*Given instruction*: Stop at the line containing "const psiTicks = [0, 725, 1450];": write out every line from the beginning of the entries up to and including it, minus the pictures.

*Supplied records*:
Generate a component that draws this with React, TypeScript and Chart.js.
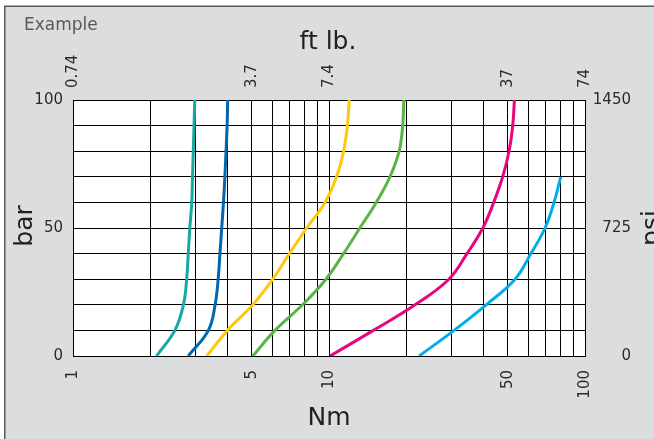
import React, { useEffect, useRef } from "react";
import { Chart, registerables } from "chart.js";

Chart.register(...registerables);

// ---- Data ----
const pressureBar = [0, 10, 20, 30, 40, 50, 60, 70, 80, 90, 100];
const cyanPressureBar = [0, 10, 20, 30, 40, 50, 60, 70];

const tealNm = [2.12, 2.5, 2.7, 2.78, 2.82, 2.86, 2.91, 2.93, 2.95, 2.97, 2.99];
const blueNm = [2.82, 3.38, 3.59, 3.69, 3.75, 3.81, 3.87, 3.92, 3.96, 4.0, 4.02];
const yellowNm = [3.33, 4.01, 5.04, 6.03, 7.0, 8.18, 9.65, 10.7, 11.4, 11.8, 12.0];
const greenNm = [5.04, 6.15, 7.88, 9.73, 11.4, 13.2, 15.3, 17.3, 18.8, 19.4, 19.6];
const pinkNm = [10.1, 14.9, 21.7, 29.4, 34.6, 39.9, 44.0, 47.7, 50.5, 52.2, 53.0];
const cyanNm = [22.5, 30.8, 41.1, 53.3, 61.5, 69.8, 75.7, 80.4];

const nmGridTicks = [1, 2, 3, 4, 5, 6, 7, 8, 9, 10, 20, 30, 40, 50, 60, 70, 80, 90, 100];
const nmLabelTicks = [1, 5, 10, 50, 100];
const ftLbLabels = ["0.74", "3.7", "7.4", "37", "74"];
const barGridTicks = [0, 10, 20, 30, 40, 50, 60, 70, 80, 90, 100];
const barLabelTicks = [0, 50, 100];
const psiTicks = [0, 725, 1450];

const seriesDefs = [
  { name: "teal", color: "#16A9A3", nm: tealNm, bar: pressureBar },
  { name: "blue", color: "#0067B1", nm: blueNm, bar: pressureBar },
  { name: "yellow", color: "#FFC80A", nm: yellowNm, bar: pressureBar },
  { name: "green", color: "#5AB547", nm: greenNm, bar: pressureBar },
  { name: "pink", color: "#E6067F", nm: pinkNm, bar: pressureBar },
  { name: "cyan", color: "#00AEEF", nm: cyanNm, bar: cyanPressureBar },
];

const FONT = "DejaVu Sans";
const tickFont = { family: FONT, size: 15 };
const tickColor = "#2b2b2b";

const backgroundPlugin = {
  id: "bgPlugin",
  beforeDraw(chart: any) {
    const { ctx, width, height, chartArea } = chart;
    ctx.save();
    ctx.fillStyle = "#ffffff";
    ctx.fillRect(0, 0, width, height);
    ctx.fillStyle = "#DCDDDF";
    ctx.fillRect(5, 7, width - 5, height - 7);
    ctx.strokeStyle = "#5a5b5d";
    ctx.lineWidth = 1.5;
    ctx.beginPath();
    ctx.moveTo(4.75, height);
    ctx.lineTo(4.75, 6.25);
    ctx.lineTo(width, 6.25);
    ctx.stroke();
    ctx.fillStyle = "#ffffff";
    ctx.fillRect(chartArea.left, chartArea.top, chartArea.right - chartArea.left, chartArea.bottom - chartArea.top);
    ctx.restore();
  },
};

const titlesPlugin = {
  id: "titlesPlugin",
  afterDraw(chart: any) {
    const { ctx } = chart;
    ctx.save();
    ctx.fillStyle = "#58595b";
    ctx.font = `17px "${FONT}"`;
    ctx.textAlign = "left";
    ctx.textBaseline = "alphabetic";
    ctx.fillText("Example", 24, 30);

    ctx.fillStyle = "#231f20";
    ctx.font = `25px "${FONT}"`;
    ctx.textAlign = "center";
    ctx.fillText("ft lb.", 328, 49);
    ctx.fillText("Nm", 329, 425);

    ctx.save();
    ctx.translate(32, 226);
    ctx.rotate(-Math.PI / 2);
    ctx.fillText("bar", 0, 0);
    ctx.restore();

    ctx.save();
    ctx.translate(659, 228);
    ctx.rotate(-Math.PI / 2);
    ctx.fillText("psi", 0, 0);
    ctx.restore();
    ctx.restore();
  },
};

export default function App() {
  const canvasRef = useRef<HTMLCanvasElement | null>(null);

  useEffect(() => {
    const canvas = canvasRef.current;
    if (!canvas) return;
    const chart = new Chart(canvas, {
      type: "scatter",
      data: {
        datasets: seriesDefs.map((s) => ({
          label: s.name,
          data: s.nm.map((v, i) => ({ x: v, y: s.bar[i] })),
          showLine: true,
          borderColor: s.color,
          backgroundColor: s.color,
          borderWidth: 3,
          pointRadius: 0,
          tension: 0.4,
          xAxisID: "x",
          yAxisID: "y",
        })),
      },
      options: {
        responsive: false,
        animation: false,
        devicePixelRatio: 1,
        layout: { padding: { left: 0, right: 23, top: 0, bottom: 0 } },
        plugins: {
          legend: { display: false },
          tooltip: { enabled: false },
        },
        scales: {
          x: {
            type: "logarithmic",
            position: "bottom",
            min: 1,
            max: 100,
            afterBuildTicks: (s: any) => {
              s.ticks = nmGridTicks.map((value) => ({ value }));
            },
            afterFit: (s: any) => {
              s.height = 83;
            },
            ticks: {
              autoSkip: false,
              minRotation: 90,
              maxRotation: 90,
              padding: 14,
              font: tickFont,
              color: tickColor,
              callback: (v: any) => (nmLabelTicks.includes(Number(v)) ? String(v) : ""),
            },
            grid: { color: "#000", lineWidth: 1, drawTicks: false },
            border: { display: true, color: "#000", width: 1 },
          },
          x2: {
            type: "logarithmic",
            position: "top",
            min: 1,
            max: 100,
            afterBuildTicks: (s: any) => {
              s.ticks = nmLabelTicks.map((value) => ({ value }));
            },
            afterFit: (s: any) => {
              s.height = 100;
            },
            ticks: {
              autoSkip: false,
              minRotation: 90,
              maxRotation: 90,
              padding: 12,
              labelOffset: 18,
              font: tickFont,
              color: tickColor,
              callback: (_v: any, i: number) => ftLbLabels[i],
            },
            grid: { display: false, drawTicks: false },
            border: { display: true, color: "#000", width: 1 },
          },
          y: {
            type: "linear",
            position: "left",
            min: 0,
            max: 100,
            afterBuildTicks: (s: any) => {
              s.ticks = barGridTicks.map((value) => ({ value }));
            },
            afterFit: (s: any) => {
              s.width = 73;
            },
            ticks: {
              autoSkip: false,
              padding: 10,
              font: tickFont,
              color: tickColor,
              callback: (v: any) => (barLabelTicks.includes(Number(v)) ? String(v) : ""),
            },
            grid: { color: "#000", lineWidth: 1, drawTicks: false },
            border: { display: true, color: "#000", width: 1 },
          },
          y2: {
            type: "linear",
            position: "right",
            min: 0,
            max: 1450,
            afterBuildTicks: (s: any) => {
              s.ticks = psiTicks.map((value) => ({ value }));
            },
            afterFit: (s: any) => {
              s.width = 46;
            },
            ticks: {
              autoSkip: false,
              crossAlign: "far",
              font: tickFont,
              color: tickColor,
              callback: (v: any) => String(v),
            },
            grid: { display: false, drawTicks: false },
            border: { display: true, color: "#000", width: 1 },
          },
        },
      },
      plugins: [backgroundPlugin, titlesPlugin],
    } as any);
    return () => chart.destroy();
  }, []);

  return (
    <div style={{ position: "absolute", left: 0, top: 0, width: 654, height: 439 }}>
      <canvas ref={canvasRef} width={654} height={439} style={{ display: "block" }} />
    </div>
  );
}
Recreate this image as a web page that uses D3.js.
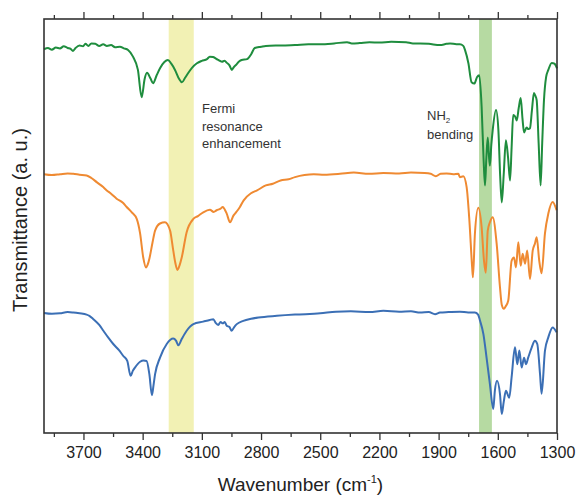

*Correct response*:
Generate a component that draws this with React, TypeScript and Chart.js.
import React, { useEffect, useRef } from "react";
import { Chart, registerables } from "chart.js";

Chart.register(...registerables);

// ---- Data ----
const pressureBar = [0, 10, 20, 30, 40, 50, 60, 70, 80, 90, 100];
const cyanPressureBar = [0, 10, 20, 30, 40, 50, 60, 70];

const tealNm = [2.12, 2.5, 2.7, 2.78, 2.82, 2.86, 2.91, 2.93, 2.95, 2.97, 2.99];
const blueNm = [2.82, 3.38, 3.59, 3.69, 3.75, 3.81, 3.87, 3.92, 3.96, 4.0, 4.02];
const yellowNm = [3.33, 4.01, 5.04, 6.03, 7.0, 8.18, 9.65, 10.7, 11.4, 11.8, 12.0];
const greenNm = [5.04, 6.15, 7.88, 9.73, 11.4, 13.2, 15.3, 17.3, 18.8, 19.4, 19.6];
const pinkNm = [10.1, 14.9, 21.7, 29.4, 34.6, 39.9, 44.0, 47.7, 50.5, 52.2, 53.0];
const cyanNm = [22.5, 30.8, 41.1, 53.3, 61.5, 69.8, 75.7, 80.4];

const nmGridTicks = [1, 2, 3, 4, 5, 6, 7, 8, 9, 10, 20, 30, 40, 50, 60, 70, 80, 90, 100];
const nmLabelTicks = [1, 5, 10, 50, 100];
const ftLbLabels = ["0.74", "3.7", "7.4", "37", "74"];
const barGridTicks = [0, 10, 20, 30, 40, 50, 60, 70, 80, 90, 100];
const barLabelTicks = [0, 50, 100];
const psiTicks = [0, 725, 1450];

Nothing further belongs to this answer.